In this March 4, 2021, file photo, a sign reading "Welcome Back Now Open" is posted on the window of a Morton's Steakhouse restaurant as a man works inside during the coronavirus pandemic in San Francisco. (AP Photo/Jeff Chiu, File)

California added 141,000 jobs in February as more than a quarter of a million people returned to the workforce, state officials announced Friday, a reflection of loosening virus restrictions on businesses as more people get vaccinated.

Employment in restaurants and hotels surged by more than 102,000 people, welcome news for an industry hit hard by the on-again, off-again restrictions imposed by the government at the whims of an unpredictable virus.


The state lost 155,400 jobs in December and January when Gov. Gavin Newsom ordered a sweeping lockdown amid frightening increases of cases, hospitalizations and deaths. But California gained 91% of those jobs back in a single month, dropping the unemployment rate to 8.5%, according to new data from the California Employment Development Department.

That’s the lowest rate since the pandemic began.

“The California job machine has been turned back on after a dismal two months,” said Sung Won Sohn, a professor of finance and economics at Loyola Marymount University.

But California’s recovery appears to lag the rest of the country. Its unemployment rate is more than 2 percentage points higher than the U.S. as a whole, tying Connecticut for the third highest rate among states behind Hawaii and New York.

California has regained just 39% of the 2.7 million jobs lost in March and April of last year when the bottom fell out of the economy. Meanwhile, Sohn said the U.S. as a whole has regained 56% of jobs lost.

Overall, California had 1.2 million fewer jobs in February than it did a year ago. The state processed more than 108,000 unemployment claims last week, the second week in a row that new claims have surpassed 100,000 after a decline in February.

“Today’s numbers are not consistent with the other employment indicators that we’ve seen in the last couple of weeks,” said Michael Bernick, a former director of the California Employment Development Department now an attorney with Duane Morris. “I think these numbers need to be balanced with, as I say, other employment indicators.”

Still, declines in the numbers of new coronavirus cases and hospitalizations point to improved job numbers in the coming weeks. More than 94% of the state’s population now live in counties free from the state’s most severe virus restrictions.

California has been receiving about 1.8 million vaccine doses per week. But that’s expected to jump to 3 million doses per week by mid April — enough that Newsom announced on Tuesday all adults will be eligible to get the vaccine starting April 15.

“There is a growing confidence that the bottom is definitely behind us,” Sohn said.

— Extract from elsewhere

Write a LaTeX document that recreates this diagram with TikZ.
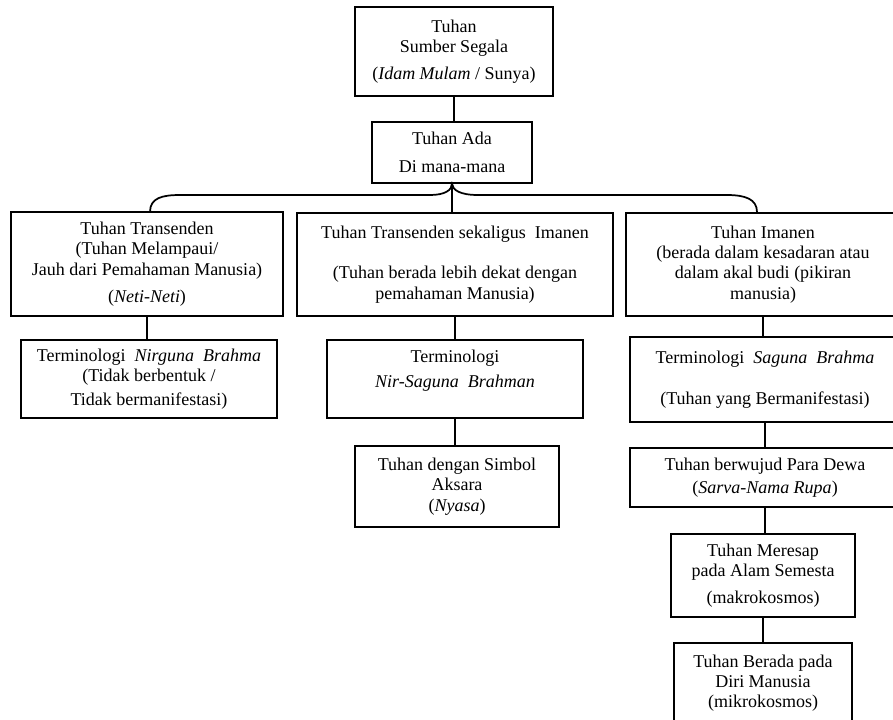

But the economic impacts of the pandemic are likely to linger. Close to 1 in 5 workers in California have claimed unemployment benefits for more than six months, according to an analysis by the nonpartisan California Policy Lab at the University of California.

People who are unemployed for long periods of time often have a harder time finding a job. And once they do, they typically earn less than they had been before they were unemployed, said Till von Wachter, professor of economics at UCLA and director of the California Policy Lab.

“You are more likely to take on debt, more likely to cut back on significant consumption the longer you are unemployed,” he said.

Since the pandemic began, more than 45% of workers who were either employed or actively looking for work in February 2020 have claimed unemployment benefits. That figure is even higher for Black workers, with nearly 90% filing for benefits.

“African Americans have applied for unemployment benefits at astounding rates, further evidence of the inequities we must address to ensure a strong, equitable recovery,” California Labor Secretary Julie A. Su and Dee Dee Myers, director of the Governor’s Office of Business and Economic Development, said in a joint statement.